* [WRITTEN TASK]: Repeat every line exactly, keeping the pictures out of the copy.

[Start]

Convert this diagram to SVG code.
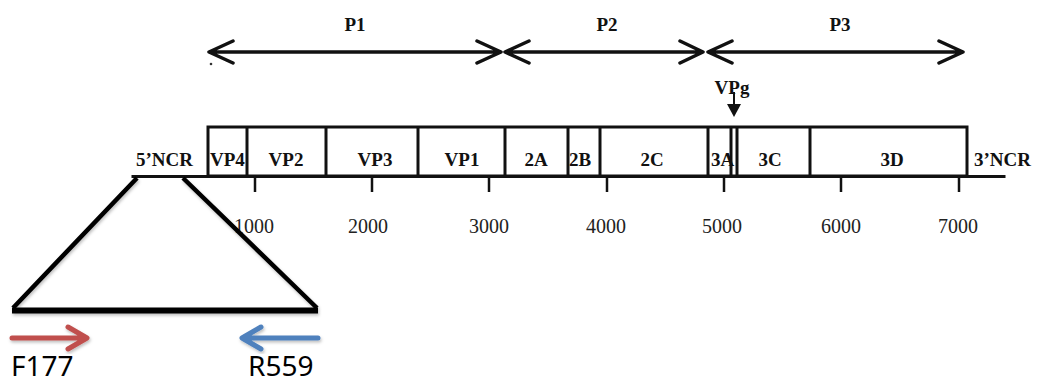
<svg xmlns="http://www.w3.org/2000/svg" width="1038" height="385" viewBox="0 0 1038 385">
  <defs>
    <style>
      .lbl { font-family: "Liberation Serif", "Times New Roman", serif; font-weight: bold; font-size: 19px; fill: #111; }
      .num { font-family: "Liberation Serif", "Times New Roman", serif; font-size: 20px; fill: #222; text-anchor: middle; }
      .prm { font-family: "Noto Sans", "Open Sans", sans-serif; font-size: 28px; fill: #000; }
      .ln { stroke: #111; stroke-width: 3; fill: none; stroke-linecap: square; }
      .div { stroke: #111; stroke-width: 3; }
      .arw { stroke: #111; stroke-width: 3.5; fill: none; stroke-linecap: round; stroke-linejoin: round; }
      .trap { stroke: #000; stroke-width: 4.5; fill: none; }
    </style>
    <filter id="shadow" x="-10%" y="-10%" width="120%" height="130%">
      <feDropShadow dx="1" dy="2" stdDeviation="1.5" flood-color="#000" flood-opacity="0.25"/>
    </filter>
  </defs>

  <!-- polyprotein regions P1, P2, P3 -->
  <g id="regions">
    <g id="P1">
      <text class="lbl" x="355" y="31" text-anchor="middle">P1</text>
      <path class="arw" d="M209 52 H501 M233 41 L209 52 L233 63 M477 41 L501 52 L477 63"/>
    </g>
    <g id="P2">
      <text class="lbl" x="607" y="31" text-anchor="middle">P2</text>
      <path class="arw" d="M505 52 H703 M529 41 L505 52 L529 63 M680 41 L703 52 L680 63"/>
    </g>
    <g id="P3">
      <text class="lbl" x="840" y="31" text-anchor="middle">P3</text>
      <path class="arw" d="M708 52 H963 M732 41 L708 52 L732 63 M939 41 L963 52 L939 63"/>
    </g>
    <circle cx="211" cy="64" r="1.3" fill="#333"/>
  </g>

  <!-- VPg marker -->
  <g id="VPg">
    <text class="lbl" x="732" y="94" text-anchor="middle">VPg</text>
    <line x1="734" y1="92" x2="734" y2="106" stroke="#111" stroke-width="2"/>
    <polygon points="727,104 741,104 734,117" fill="#111"/>
  </g>

  <!-- genome map -->
  <g id="genome">
    <text class="lbl" x="136" y="166">5’NCR</text>
    <text class="lbl" x="210" y="166">VP4</text>
    <text class="lbl" x="286" y="166" text-anchor="middle">VP2</text>
    <text class="lbl" x="375" y="166" text-anchor="middle">VP3</text>
    <text class="lbl" x="462" y="166" text-anchor="middle">VP1</text>
    <text class="lbl" x="536" y="166" text-anchor="middle">2A</text>
    <text class="lbl" x="580" y="166" text-anchor="middle">2B</text>
    <text class="lbl" x="652" y="166" text-anchor="middle">2C</text>
    <text class="lbl" x="711" y="166">3A</text>
    <text class="lbl" x="770" y="166" text-anchor="middle">3C</text>
    <text class="lbl" x="892" y="166" text-anchor="middle">3D</text>
    <text class="lbl" x="974" y="166">3’NCR</text>

    <rect x="208" y="127" width="759" height="49" fill="none" stroke="#111" stroke-width="3"/>
    <g class="div">
      <line x1="247" y1="127" x2="247" y2="176"/>
      <line x1="326" y1="127" x2="326" y2="176"/>
      <line x1="418" y1="127" x2="418" y2="176"/>
      <line x1="505" y1="127" x2="505" y2="176"/>
      <line x1="568" y1="127" x2="568" y2="176"/>
      <line x1="600" y1="127" x2="600" y2="176"/>
      <line x1="708" y1="127" x2="708" y2="176"/>
      <line x1="731" y1="127" x2="731" y2="176"/>
      <line x1="737" y1="127" x2="737" y2="176"/>
      <line x1="810" y1="127" x2="810" y2="176"/>
    </g>
    <line class="ln" x1="133" y1="176.5" x2="1004" y2="176.5"/>
  </g>

  <!-- nucleotide scale -->
  <g id="scale">
    <g stroke="#111" stroke-width="2.5">
      <line x1="255" y1="176" x2="255" y2="192"/>
      <line x1="372" y1="176" x2="372" y2="192"/>
      <line x1="489" y1="176" x2="489" y2="192"/>
      <line x1="607" y1="176" x2="607" y2="192"/>
      <line x1="724" y1="176" x2="724" y2="192"/>
      <line x1="841" y1="176" x2="841" y2="192"/>
      <line x1="959" y1="176" x2="959" y2="192"/>
    </g>
    <text class="num" x="254" y="233">1000</text>
    <text class="num" x="368" y="233">2000</text>
    <text class="num" x="489" y="233">3000</text>
    <text class="num" x="606" y="233">4000</text>
    <text class="num" x="722" y="233">5000</text>
    <text class="num" x="841" y="233">6000</text>
    <text class="num" x="958" y="233">7000</text>
  </g>

  <!-- enlarged 5'NCR segment -->
  <g id="ncr-zoom" filter="url(#shadow)">
    <path class="trap" d="M137 178 L13 308 M183 178 L317 308"/>
    <line x1="12" y1="310.5" x2="318" y2="310.5" stroke="#000" stroke-width="6"/>
  </g>

  <!-- primers -->
  <g id="F177">
    <path d="M12 338 H86 M68 327 L87 338 L68 349" stroke="#C0504D" stroke-width="5" fill="none" stroke-linecap="round" stroke-linejoin="round" filter="url(#shadow)"/>
    <text class="prm" x="11" y="376">F177</text>
  </g>
  <g id="R559">
    <path d="M318 338 H243 M261 327 L242 338 L261 349" stroke="#4F81BD" stroke-width="5" fill="none" stroke-linecap="round" stroke-linejoin="round" filter="url(#shadow)"/>
    <text class="prm" x="248" y="376">R559</text>
  </g>
</svg>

[End]

* [FINAL RESULT]:
Convert this diagram to SVG code.
<svg xmlns="http://www.w3.org/2000/svg" width="1038" height="385" viewBox="0 0 1038 385">
  <defs>
    <style>
      .lbl { font-family: "Liberation Serif", "Times New Roman", serif; font-weight: bold; font-size: 19px; fill: #111; }
      .num { font-family: "Liberation Serif", "Times New Roman", serif; font-size: 20px; fill: #222; text-anchor: middle; }
      .prm { font-family: "Noto Sans", "Open Sans", sans-serif; font-size: 28px; fill: #000; }
      .ln { stroke: #111; stroke-width: 3; fill: none; stroke-linecap: square; }
      .div { stroke: #111; stroke-width: 3; }
      .arw { stroke: #111; stroke-width: 3.5; fill: none; stroke-linecap: round; stroke-linejoin: round; }
      .trap { stroke: #000; stroke-width: 4.5; fill: none; }
    </style>
    <filter id="shadow" x="-10%" y="-10%" width="120%" height="130%">
      <feDropShadow dx="1" dy="2" stdDeviation="1.5" flood-color="#000" flood-opacity="0.25"/>
    </filter>
  </defs>

  <!-- polyprotein regions P1, P2, P3 -->
  <g id="regions">
    <g id="P1">
      <text class="lbl" x="355" y="31" text-anchor="middle">P1</text>
      <path class="arw" d="M209 52 H501 M233 41 L209 52 L233 63 M477 41 L501 52 L477 63"/>
    </g>
    <g id="P2">
      <text class="lbl" x="607" y="31" text-anchor="middle">P2</text>
      <path class="arw" d="M505 52 H703 M529 41 L505 52 L529 63 M680 41 L703 52 L680 63"/>
    </g>
    <g id="P3">
      <text class="lbl" x="840" y="31" text-anchor="middle">P3</text>
      <path class="arw" d="M708 52 H963 M732 41 L708 52 L732 63 M939 41 L963 52 L939 63"/>
    </g>
    <circle cx="211" cy="64" r="1.3" fill="#333"/>
  </g>

  <!-- VPg marker -->
  <g id="VPg">
    <text class="lbl" x="732" y="94" text-anchor="middle">VPg</text>
    <line x1="734" y1="92" x2="734" y2="106" stroke="#111" stroke-width="2"/>
    <polygon points="727,104 741,104 734,117" fill="#111"/>
  </g>

  <!-- genome map -->
  <g id="genome">
    <text class="lbl" x="136" y="166">5’NCR</text>
    <text class="lbl" x="210" y="166">VP4</text>
    <text class="lbl" x="286" y="166" text-anchor="middle">VP2</text>
    <text class="lbl" x="375" y="166" text-anchor="middle">VP3</text>
    <text class="lbl" x="462" y="166" text-anchor="middle">VP1</text>
    <text class="lbl" x="536" y="166" text-anchor="middle">2A</text>
    <text class="lbl" x="580" y="166" text-anchor="middle">2B</text>
    <text class="lbl" x="652" y="166" text-anchor="middle">2C</text>
    <text class="lbl" x="711" y="166">3A</text>
    <text class="lbl" x="770" y="166" text-anchor="middle">3C</text>
    <text class="lbl" x="892" y="166" text-anchor="middle">3D</text>
    <text class="lbl" x="974" y="166">3’NCR</text>

    <rect x="208" y="127" width="759" height="49" fill="none" stroke="#111" stroke-width="3"/>
    <g class="div">
      <line x1="247" y1="127" x2="247" y2="176"/>
      <line x1="326" y1="127" x2="326" y2="176"/>
      <line x1="418" y1="127" x2="418" y2="176"/>
      <line x1="505" y1="127" x2="505" y2="176"/>
      <line x1="568" y1="127" x2="568" y2="176"/>
      <line x1="600" y1="127" x2="600" y2="176"/>
      <line x1="708" y1="127" x2="708" y2="176"/>
      <line x1="731" y1="127" x2="731" y2="176"/>
      <line x1="737" y1="127" x2="737" y2="176"/>
      <line x1="810" y1="127" x2="810" y2="176"/>
    </g>
    <line class="ln" x1="133" y1="176.5" x2="1004" y2="176.5"/>
  </g>

  <!-- nucleotide scale -->
  <g id="scale">
    <g stroke="#111" stroke-width="2.5">
      <line x1="255" y1="176" x2="255" y2="192"/>
      <line x1="372" y1="176" x2="372" y2="192"/>
      <line x1="489" y1="176" x2="489" y2="192"/>
      <line x1="607" y1="176" x2="607" y2="192"/>
      <line x1="724" y1="176" x2="724" y2="192"/>
      <line x1="841" y1="176" x2="841" y2="192"/>
      <line x1="959" y1="176" x2="959" y2="192"/>
    </g>
    <text class="num" x="254" y="233">1000</text>
    <text class="num" x="368" y="233">2000</text>
    <text class="num" x="489" y="233">3000</text>
    <text class="num" x="606" y="233">4000</text>
    <text class="num" x="722" y="233">5000</text>
    <text class="num" x="841" y="233">6000</text>
    <text class="num" x="958" y="233">7000</text>
  </g>

  <!-- enlarged 5'NCR segment -->
  <g id="ncr-zoom" filter="url(#shadow)">
    <path class="trap" d="M137 178 L13 308 M183 178 L317 308"/>
    <line x1="12" y1="310.5" x2="318" y2="310.5" stroke="#000" stroke-width="6"/>
  </g>

  <!-- primers -->
  <g id="F177">
    <path d="M12 338 H86 M68 327 L87 338 L68 349" stroke="#C0504D" stroke-width="5" fill="none" stroke-linecap="round" stroke-linejoin="round" filter="url(#shadow)"/>
    <text class="prm" x="11" y="376">F177</text>
  </g>
  <g id="R559">
    <path d="M318 338 H243 M261 327 L242 338 L261 349" stroke="#4F81BD" stroke-width="5" fill="none" stroke-linecap="round" stroke-linejoin="round" filter="url(#shadow)"/>
    <text class="prm" x="248" y="376">R559</text>
  </g>
</svg>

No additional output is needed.